Frequently Asked Questions

Why does the denominator stay the same when we subtract fractions?

The denominator names the size of each piece — it tells you how many equal parts the whole was divided into. If you take two slices from a pizza cut into eighths, the remaining slices are still eighths. You have fewer of them, which is what the numerator captures, but the pieces themselves haven't changed size. Subtracting the denominator would imply the whole was recut into a different number of sections, which doesn't happen in the problem.

When should a student use manipulatives instead of moving straight to the worksheet?

Use fraction tiles, paper circles, or printed fraction strips any time a student consistently writes the denominator-subtraction error after two days of instruction. Worksheet practice builds fluency once the concept is solid, but it will not repair a conceptual misunderstanding on its own. Return to physical materials first, then reintroduce the symbolic worksheet once the student can explain the operation using objects and not just recall a rule.

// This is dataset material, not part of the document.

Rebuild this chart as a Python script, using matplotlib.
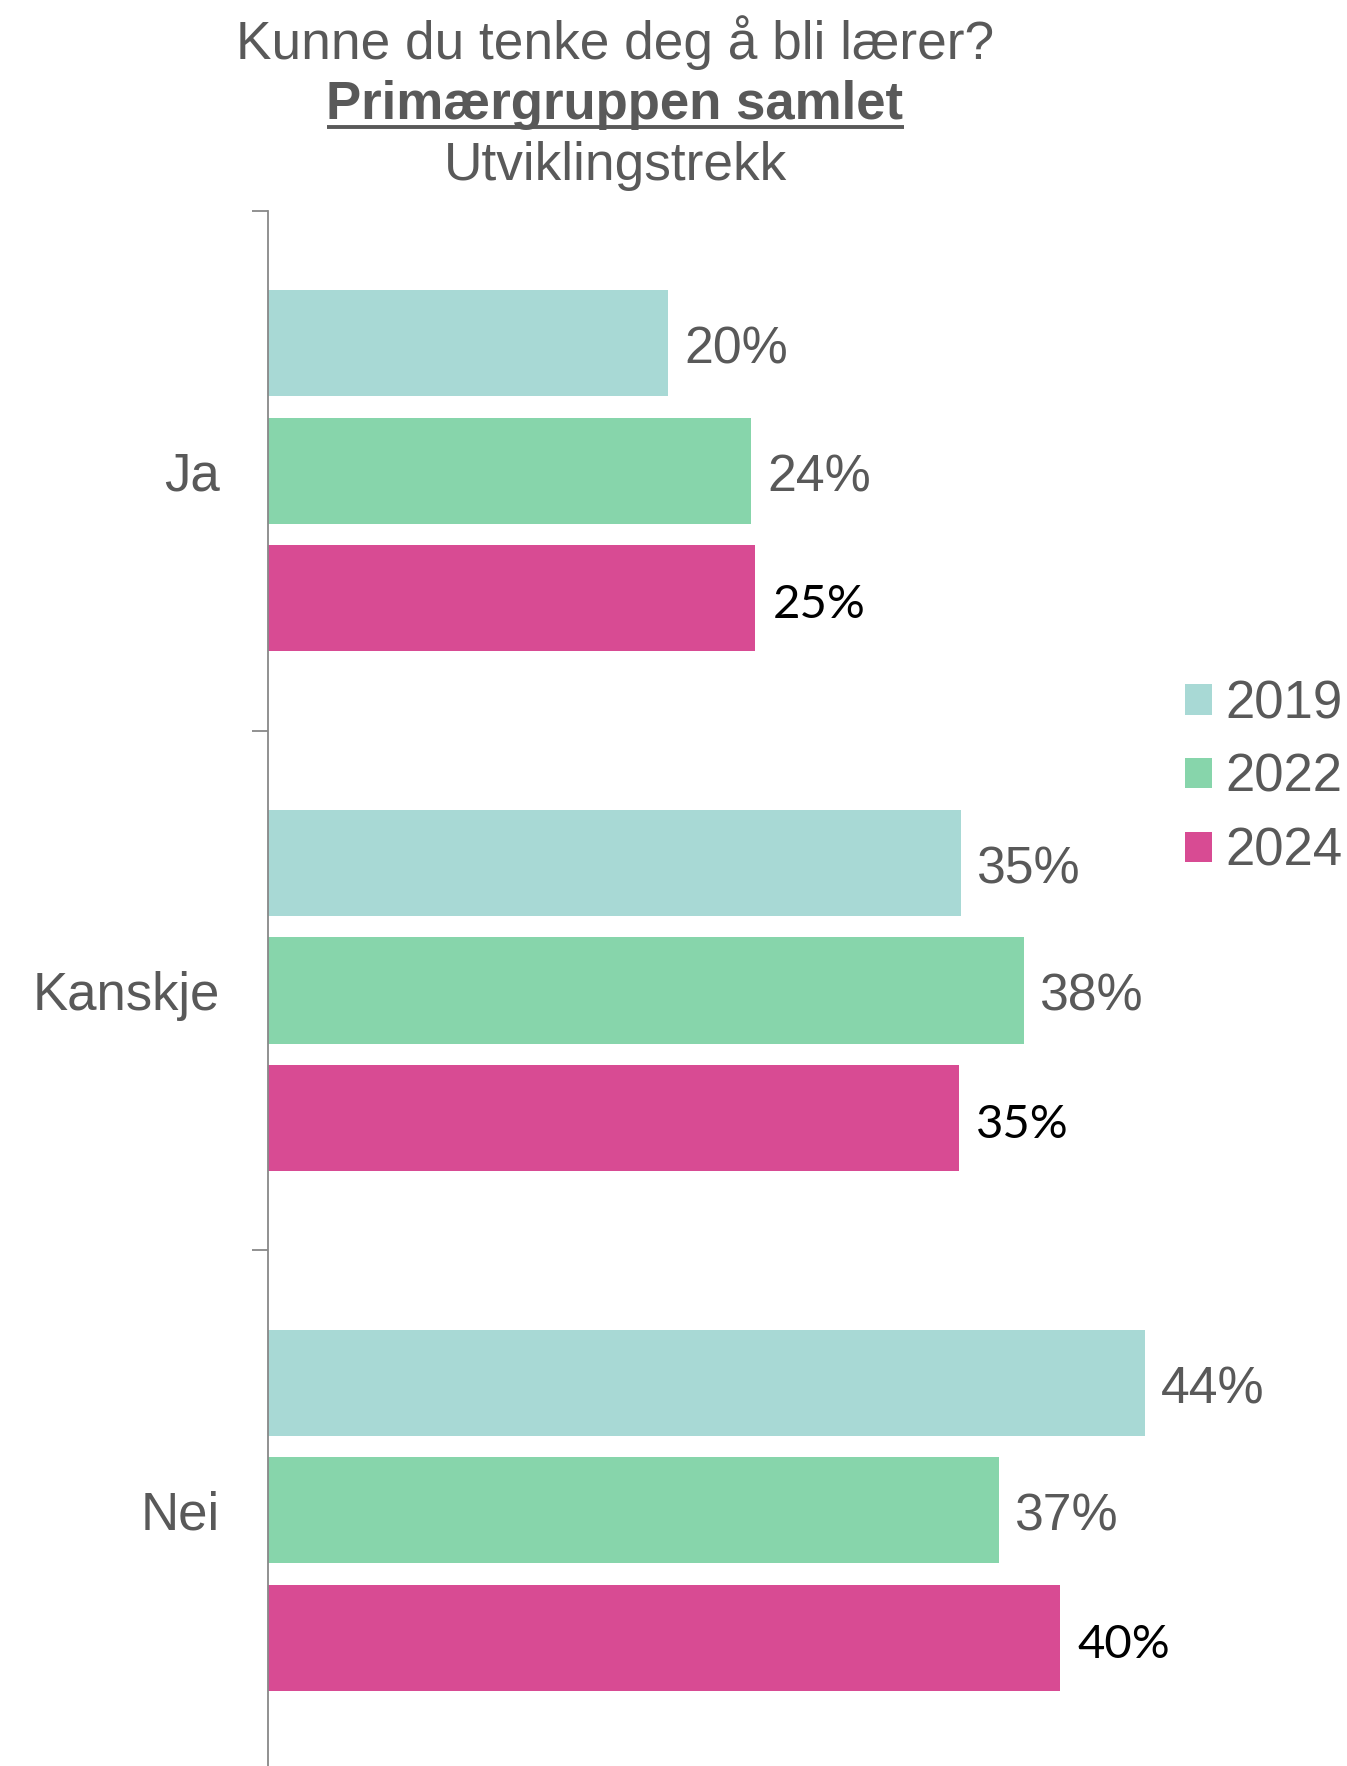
import matplotlib
matplotlib.use('Agg')
import matplotlib.pyplot as plt
from matplotlib.patches import Patch
from matplotlib.lines import Line2D
import numpy as np

# ---- data ----
categories = ['Ja', 'Kanskje', 'Nei']
years = ['2019', '2022', '2024']
values_2019 = [20.2, 35.0, 44.3]
values_2022 = [24.4, 38.2, 36.9]
values_2024 = [24.6, 34.9, 40.0]
series = [values_2019, values_2022, values_2024]

title_line1 = 'Kunne du tenke deg å bli lærer?'
title_line2 = 'Primærgruppen samlet'
title_line3 = 'Utviklingstrekk'

# ---- style ----
colors = ['#A8D9D5', '#87D5AB', '#D84B93']
label_colors = ['#595959', '#595959', '#000000']
label_fonts = ['Liberation Sans', 'Liberation Sans', 'Lato']
label_sizes = [37.3, 37.3, 34]
label_pads = [11.5, 11.5, 12.5]
gray = '#595959'
axis_gray = '#888888'

W, H = 1347, 1766
fig = plt.figure(figsize=(W / 100, H / 100), dpi=100)
plt.rcParams['font.family'] = ['Liberation Sans', 'DejaVu Sans']

ax = fig.add_axes([268 / W, 1 - 1770 / H, 990 / W, (1770 - 211) / H])

y_centers = np.arange(len(categories)) + 0.5
pitch = 0.2455
bar_h = 0.204
for i, (vals, c) in enumerate(zip(series, colors)):
    ys = y_centers + (i - 1) * pitch
    bars = ax.barh(ys, vals, height=bar_h, color=c, edgecolor='none')
    for rect, v in zip(bars, vals):
        ax.annotate(f'{round(v)}%',
                    xy=(rect.get_width(), rect.get_y() + rect.get_height() / 2),
                    xytext=(label_pads[i], -5), textcoords='offset points',
                    ha='left', va='center', color=label_colors[i],
                    fontsize=label_sizes[i], fontfamily=label_fonts[i])

ax.set_xlim(0, 50)
ax.set_ylim(3, 0)
for s in ['top', 'right', 'bottom']:
    ax.spines[s].set_visible(False)
ax.spines['left'].set_color(axis_gray)
ax.spines['left'].set_linewidth(1.3)
ax.set_xticks([])

ax.set_yticks([0, 1, 2, 3])
ax.set_yticklabels([])
ax.tick_params(axis='y', which='major', length=11.5, width=1.3, color=axis_gray, direction='out')
ax.set_yticks(y_centers, minor=True)
ax.set_yticklabels(categories, minor=True)
ax.tick_params(axis='y', which='minor', length=0, pad=34.5, labelsize=38, labelcolor=gray)

# ---- title ----
tx = 615 / W
fig.text(tx, 1 - 58.6 / H, title_line1, ha='center', va='baseline', fontsize=38.3, color=gray)
t2 = fig.text(tx, 1 - 119 / H, title_line2, ha='center', va='baseline', fontsize=38,
              color=gray, fontweight='bold')
fig.text(tx, 1 - 180 / H, title_line3, ha='center', va='baseline', fontsize=38.3, color=gray)

fig.canvas.draw()
bb = t2.get_window_extent()
uy = 1 - 127 / H
fig.add_artist(Line2D([bb.x0 / W, bb.x1 / W], [uy, uy], transform=fig.transFigure,
                      color=gray, linewidth=2.8, solid_capstyle='butt'))

# ---- legend ----
handles = [Patch(facecolor=c, edgecolor='none') for c in colors]
fig.legend(handles, years, loc='center left', bbox_to_anchor=(1185 / W, 1 - 778 / H),
           frameon=False, fontsize=38, handlelength=0.51, handleheight=0.51,
           handletextpad=0.25, labelspacing=0.45, borderpad=0, borderaxespad=0,
           labelcolor=gray)

fig.savefig('out.png', dpi=100)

Do fourth graders need to simplify their answers on these problems?

CCSS 4.NF.B.3 does not require simplification as part of the subtraction standard — that work lives under 4.NF.A.1. In practice, most fourth-grade teachers accept unsimplified answers on these worksheets and teach simplification as a separate lesson. If a student spontaneously simplifies correctly, that's a useful readiness signal, but penalizing unsimplified answers at this stage blurs the line between two distinct standards and can create unnecessary confusion.

Can these worksheets support students working below fourth-grade readiness?

The area-model worksheet in particular requires no prior fluency with symbolic fraction notation. A student who can count shaded sections and cross out drawn parts can access those problems before they can reliably read or write a fraction equation. That entry point makes the area-model worksheet useful for intervention groups working slightly behind grade-level expectations, without requiring a separate below-grade resource.